At the end of the day, what drives stock prices higher or lower is quite simple - supply and demand.

If you have more demand than supply, stock prices rise. If you have more supply than demand, stock prices fall.

Said differently, stock prices rise because there are more buyers for that stock than sellers. They fall when there are more sellers than buyers.

Yes, I know a lot of things go into determining the number of buyers and sellers - a company's earnings growth, tax-loss selling consideration, bull/bear markets.

Still, whether a stock moves higher or lower depends solely on the market for that stock - the buyers and the sellers.

If you understand this simple concept, you may likely gain an important perspective on the market and individual stock selection. That perspective is the following - even if you find what you think is the greatest stock value in the world, if no one is interested in the stock or that sector (i.e. no buyers), the stock will go nowhere.

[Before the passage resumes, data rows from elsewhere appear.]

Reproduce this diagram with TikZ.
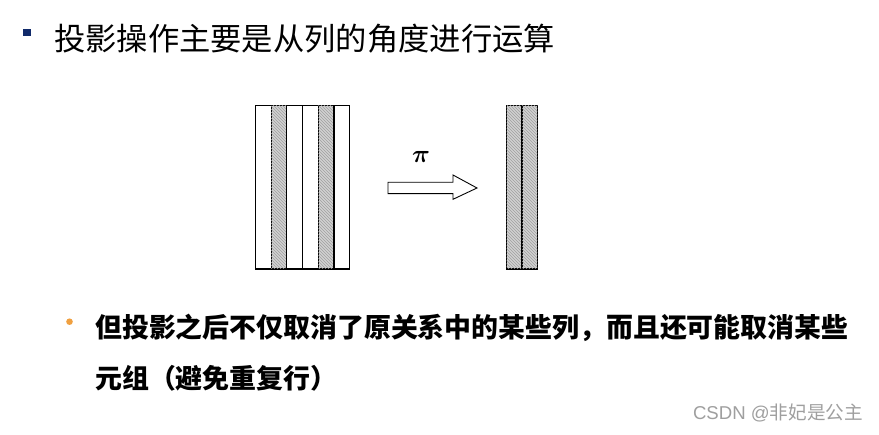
\documentclass[tikz,border=0pt]{standalone}
\usepackage{fontspec}
\usepackage{amsmath,bm}
\newfontfamily\cjk{Noto Sans CJK SC}
\newfontfamily\arial{Liberation Sans}
\usetikzlibrary{patterns}
\definecolor{navy}{HTML}{102A6A}
\definecolor{bulorange}{HTML}{F0A040}
\tikzset{
  colbox/.style={draw=black, line width=1.1pt},
  hatchbox/.style={colbox, fill=gray!35, postaction={pattern=north west lines, pattern color=gray!75}},
  blockarrow/.style={draw=black, line width=0.9pt, fill=white},
  titletext/.style={font=\cjk\fontsize{31.3}{36}\selectfont, anchor=west, inner sep=0pt},
  bodytext/.style={font=\cjk\bfseries\fontsize{26.9}{30}\selectfont, anchor=west, inner sep=0pt},
}
\begin{document}
\begin{tikzpicture}[x=1pt,y=-1pt]
\useasboundingbox[fill=white] (0,0) rectangle (879,435);
% title
\fill[navy] (23,28.7) rectangle (30.6,36.2);
\node[titletext] (title) at (54,39) {投影操作主要是从列的角度进行运算};
% left relation
\draw[colbox] (255.5,105.7) rectangle (271.2,269);
\draw[hatchbox] (271.2,105.7) rectangle (286.9,269);
\draw[colbox] (286.9,105.7) rectangle (302.6,269);
\draw[colbox] (302.6,105.7) rectangle (318.3,269);
\draw[hatchbox] (318.3,105.7) rectangle (334.0,269);
\draw[colbox] (334.0,105.7) rectangle (349.7,269);
% right relation
\draw[hatchbox] (506.7,105.7) rectangle (522.0,269);
\draw[hatchbox] (522.0,105.7) rectangle (537.3,269);
% arrow
\draw[blockarrow] (388,182.3) -- (453,182.3) -- (453,175) -- (477,188) -- (453,199.3) -- (453,193.7) -- (388,193.7) -- cycle;
\node[inner sep=0pt] (pi) at (421,157) {\fontsize{26}{28}\selectfont$\bm{\pi}$};
% bullet text
\fill[bulorange] (69.5,321.7) circle (3.3pt);
\node[bodytext] (l1) at (95,328) {但投影之后不仅取消了原关系中的某些列，而且还可能取消某些};
\node[bodytext] (l2) at (95,378) {元组（避免重复行）};
% watermark
\node[font=\fontsize{18.6}{21}\selectfont, text=gray!75, anchor=east, inner sep=0pt] (wm) at (863,413) {\arial CSDN @\cjk 非妃是公主};
\end{tikzpicture}
\end{document}
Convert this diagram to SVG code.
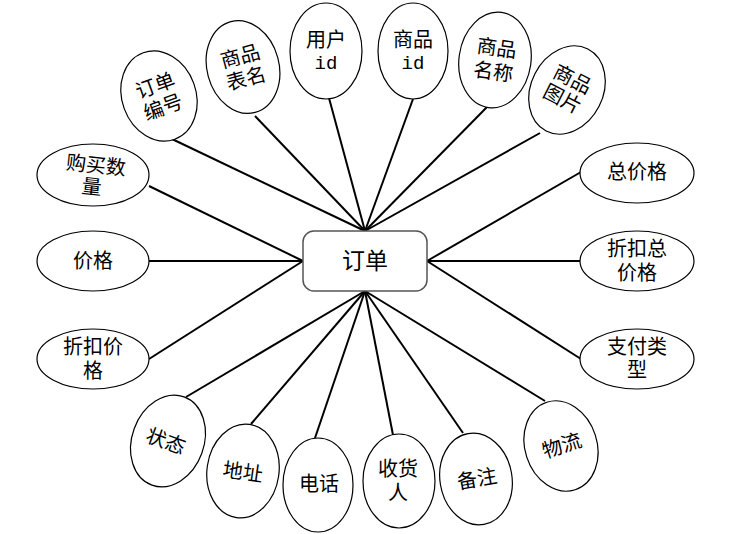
<svg xmlns="http://www.w3.org/2000/svg" width="740" height="534" viewBox="0 0 740 534">
<style>
.e{fill:#fff;stroke:#000;stroke-width:1.2}
.t{font-family:"Liberation Serif","Noto Sans CJK SC",serif;font-size:20px;fill:#000;text-anchor:middle;dominant-baseline:central}
.m{font-family:"Liberation Mono","Noto Sans CJK SC",monospace;font-size:19px}
.c line{stroke:#000;stroke-width:2}
</style>
<rect width="740" height="534" fill="#fff"/>
<g id="connectors" class="c">
<line x1="365" y1="231" x2="172" y2="139"/>
<line x1="365" y1="231" x2="255" y2="116"/>
<line x1="365" y1="231" x2="329" y2="98"/>
<line x1="365" y1="231" x2="413" y2="99"/>
<line x1="365" y1="231" x2="487" y2="107"/>
<line x1="365" y1="231" x2="540" y2="133"/>
<line x1="303" y1="261" x2="149" y2="186"/>
<line x1="303" y1="261" x2="149" y2="261"/>
<line x1="303" y1="261" x2="149" y2="359"/>
<line x1="427" y1="261" x2="581" y2="172"/>
<line x1="427" y1="261" x2="580" y2="261"/>
<line x1="427" y1="261" x2="581" y2="359"/>
<line x1="365" y1="291" x2="186" y2="397"/>
<line x1="365" y1="291" x2="251" y2="424"/>
<line x1="365" y1="291" x2="315" y2="438"/>
<line x1="365" y1="291" x2="393" y2="435"/>
<line x1="365" y1="291" x2="463" y2="433"/>
<line x1="365" y1="291" x2="545" y2="401"/>
</g>
<g id="order">
<rect x="303" y="231" width="124" height="60" rx="11" fill="#fff" stroke="#555" stroke-width="1.5"/>
<text class="t" x="365" y="261" style="font-size:23px">订单</text>
</g>
<g id="orderNo" transform="rotate(-20 159 96)">
<ellipse class="e" cx="159" cy="96" rx="37" ry="46"/>
<text class="t" x="159" y="85">订单</text>
<text class="t" x="159" y="108">编号</text>
</g>
<g id="tableName" transform="rotate(-15 243 67)">
<ellipse class="e" cx="243" cy="67" rx="36" ry="47"/>
<text class="t" x="243" y="56">商品</text>
<text class="t" x="243" y="79">表名</text>
</g>
<g id="userId">
<ellipse class="e" cx="326" cy="51" rx="36" ry="48"/>
<text class="t" x="326" y="40">用户</text>
<text class="t m" x="326" y="64">id</text>
</g>
<g id="goodsId">
<ellipse class="e" cx="413" cy="51" rx="35" ry="48"/>
<text class="t" x="413" y="40">商品</text>
<text class="t m" x="413" y="64">id</text>
</g>
<g id="goodsName" transform="rotate(8 495 60)">
<ellipse class="e" cx="495" cy="60" rx="36" ry="48"/>
<text class="t" x="495" y="48">商品</text>
<text class="t" x="495" y="72">名称</text>
</g>
<g id="goodsPic" transform="rotate(27 567 90)">
<ellipse class="e" cx="567" cy="90" rx="36" ry="46"/>
<text class="t" x="567" y="78">商品</text>
<text class="t" x="567" y="100">图片</text>
</g>
<g id="qty">
<ellipse class="e" cx="93" cy="175" rx="56" ry="31"/>
<g transform="rotate(6 93 175)">
<text class="t" x="95" y="165">购买数</text>
<text class="t" x="93" y="187">量</text>
</g>
</g>
<g id="price">
<ellipse class="e" cx="93" cy="261" rx="56" ry="30"/>
<text class="t" x="93" y="261">价格</text>
</g>
<g id="discPrice">
<ellipse class="e" cx="93" cy="359" rx="56" ry="30"/>
<text class="t" x="93" y="347">折扣价</text>
<text class="t" x="93" y="371">格</text>
</g>
<g id="total">
<ellipse class="e" cx="637" cy="173" rx="57" ry="30"/>
<text class="t" x="637" y="172">总价格</text>
</g>
<g id="discTotal">
<ellipse class="e" cx="637" cy="261" rx="57" ry="30"/>
<text class="t" x="637" y="249">折扣总</text>
<text class="t" x="637" y="273">价格</text>
</g>
<g id="payType">
<ellipse class="e" cx="637" cy="359" rx="57" ry="30"/>
<text class="t" x="637" y="347">支付类</text>
<text class="t" x="637" y="370">型</text>
</g>
<g id="status" transform="rotate(20 168 441)">
<ellipse class="e" cx="168" cy="441" rx="36" ry="47"/>
<text class="t" x="166" y="442">状态</text>
</g>
<g id="address" transform="rotate(8 243 471)">
<ellipse class="e" cx="243" cy="471" rx="36" ry="47"/>
<text class="t" x="243" y="472">地址</text>
</g>
<g id="phone">
<ellipse class="e" cx="318" cy="485" rx="35" ry="47"/>
<text class="t" x="319" y="484">电话</text>
</g>
<g id="receiver">
<ellipse class="e" cx="399" cy="481" rx="36" ry="47"/>
<text class="t" x="398" y="469">收货</text>
<text class="t" x="398" y="493">人</text>
</g>
<g id="remark" transform="rotate(-10 476 479)">
<ellipse class="e" cx="476" cy="479" rx="36" ry="46"/>
<text class="t" x="477" y="479">备注</text>
</g>
<g id="logistics" transform="rotate(-18 561 446)">
<ellipse class="e" cx="561" cy="446" rx="36" ry="46"/>
<text class="t" x="562" y="446">物流</text>
</g>
</svg>
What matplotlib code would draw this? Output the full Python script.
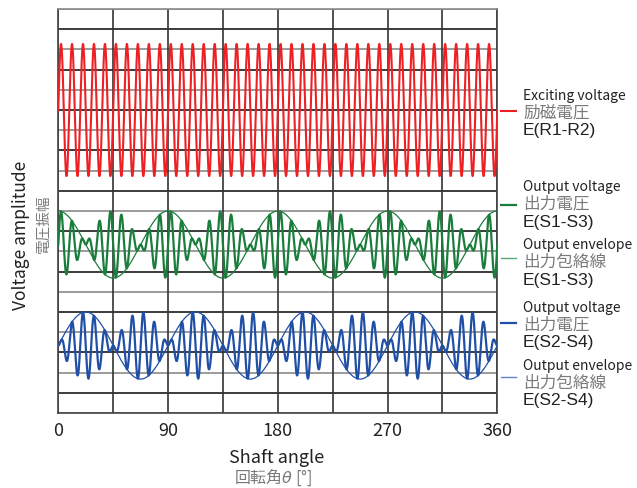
import numpy as np
import matplotlib
matplotlib.use("Agg")
import matplotlib.pyplot as plt
from matplotlib import font_manager
from matplotlib.lines import Line2D

# ------------------------------------------------------------------
# Signal parameters (grid units, 0..20 rows)
# ------------------------------------------------------------------
carrier_cycles = 40          # excitation cycles over one turn
envelope_cycles = 4          # output envelope cycles over one turn (4X)

exc_center, exc_amp = 15.0, 3.27
s13_center, s13_amp = 8.34, 1.66
s24_center, s24_amp = 3.34, 1.66

x_ticks = [0, 90, 180, 270, 360]
x_grid = [0, 45, 90, 135, 180, 225, 270, 315, 360]
y_rows = list(range(0, 21))

legend_entries = [
    # (english, japanese, terminal, colour, linewidth, line y px, text y px)
    ("Exciting voltage", "励磁電圧", "E(R1-R2)", "#ee2024", 1.5, 112, 96),
    ("Output voltage", "出力電圧", "E(S1-S3)", "#1b7d3c", 1.6, 206, 187),
    ("Output envelope", "出力包絡線", "E(S1-S3)", "#5aa877", 1.0, 259, 245),
    ("Output voltage", "出力電圧", "E(S2-S4)", "#2050a6", 1.6, 324, 308),
    ("Output envelope", "出力包絡線", "E(S2-S4)", "#5f85c6", 1.0, 378, 366),
]

W, H = 637, 489
JP = ["Noto Sans CJK JP", "DejaVu Sans"]
GRAY_TXT = "#7a7a7a"

installed = {f.name for f in font_manager.fontManager.ttflist}
if "Liberation Sans Narrow" in installed:
    NARROW, NARROW_SIZE = ["Liberation Sans Narrow", "DejaVu Sans"], 12
else:
    NARROW, NARROW_SIZE = JP, 10


def fx(px):
    return px / W


def fy(py):
    return 1 - py / H


theta = np.linspace(0, 360, 9000)
rad = np.deg2rad(theta)
carrier = np.sin(carrier_cycles * rad)
env13 = np.cos(envelope_cycles * rad)
env24 = np.sin(envelope_cycles * rad)

fig = plt.figure(figsize=(W / 100, H / 100), dpi=100)
ax = fig.add_axes([fx(58.3), fy(414), fx(497.3) - fx(58.3), fy(10) - fy(414)])

# grid
for r in y_rows:
    col = "#1a1a1a" if r % 2 else "#8a8a8a"
    ax.axhline(r, color=col, lw=1.2, zorder=1)
for g in x_grid:
    ax.axvline(g, color="#333333", lw=1.2, zorder=1)

ax.plot(theta, exc_center + exc_amp * carrier, color=legend_entries[0][3], lw=1.5, zorder=3)
ax.plot(theta, s13_center + s13_amp * env13 * carrier, color=legend_entries[1][3], lw=1.6, zorder=3)
ax.plot(theta, s13_center + s13_amp * env13, color=legend_entries[1][3], lw=0.9, zorder=3)
ax.plot(theta, s24_center + s24_amp * env24 * carrier, color=legend_entries[3][3], lw=1.6, zorder=3)
ax.plot(theta, s24_center + s24_amp * env24, color=legend_entries[3][3], lw=0.9, zorder=3)

ax.set_xlim(0, 360)
ax.set_ylim(0, 20)
ax.set_xticks(x_ticks)
ax.set_xticklabels([str(t) for t in x_ticks], fontsize=13, family=JP, color="#222222")
ax.tick_params(axis="x", length=0, pad=6)
ax.set_yticks([])
for side, spine in ax.spines.items():
    spine.set_linewidth(1.2)
    spine.set_color("#8a8a8a" if side == "top" else "#444444")

# axis titles
fig.text(fx(277), fy(458), "Shaft angle", ha="center", va="center",
         fontsize=13, family=JP, color="#222222")
fig.text(fx(273), fy(478), r"回転角$\it{\theta}$ [°]", ha="center", va="center",
         fontsize=11.5, family=JP, color=GRAY_TXT)
fig.text(fx(21), fy(235), "Voltage amplitude", ha="center", va="center",
         rotation=90, fontsize=12.5, family=JP, color="#222222")
fig.text(fx(43), fy(224), "電圧振幅", ha="center", va="center",
         rotation=90, fontsize=10.5, family=JP, color=GRAY_TXT)

# legend drawn by hand to the right of the axes
for eng, jp, term, col, lw, ly, ty in legend_entries:
    fig.add_artist(Line2D([fx(501), fx(516)], [fy(ly), fy(ly)], color=col, lw=lw))
    fig.text(fx(523), fy(ty), eng, ha="left", va="center", fontsize=NARROW_SIZE,
             family=NARROW, color="#222222")
    fig.text(fx(523), fy(ty + 17), jp, ha="left", va="center", fontsize=12,
             family=JP, color=GRAY_TXT)
    fig.text(fx(523), fy(ty + 35), term, ha="left", va="center", fontsize=12.5,
             family=["Liberation Sans", "DejaVu Sans"], color="#222222")

fig.savefig("out.png", dpi=100)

This drives home an important point - stock selection cannot be done in a vacuum. Good stock pickers not only pick good stocks but also make sure those good stocks are in attractive industry sectors.

How do you know if an industry is attractive? Since I tend to buy and hold stocks for many years, I try to focus on industries that are growing faster than the overall economy. I also tend to focus on industry groups that are not in cyclical industries.

Attractive industry groups that represent excellent hunting grounds for buy candidates include health care, information services, and corporate outsourcing services.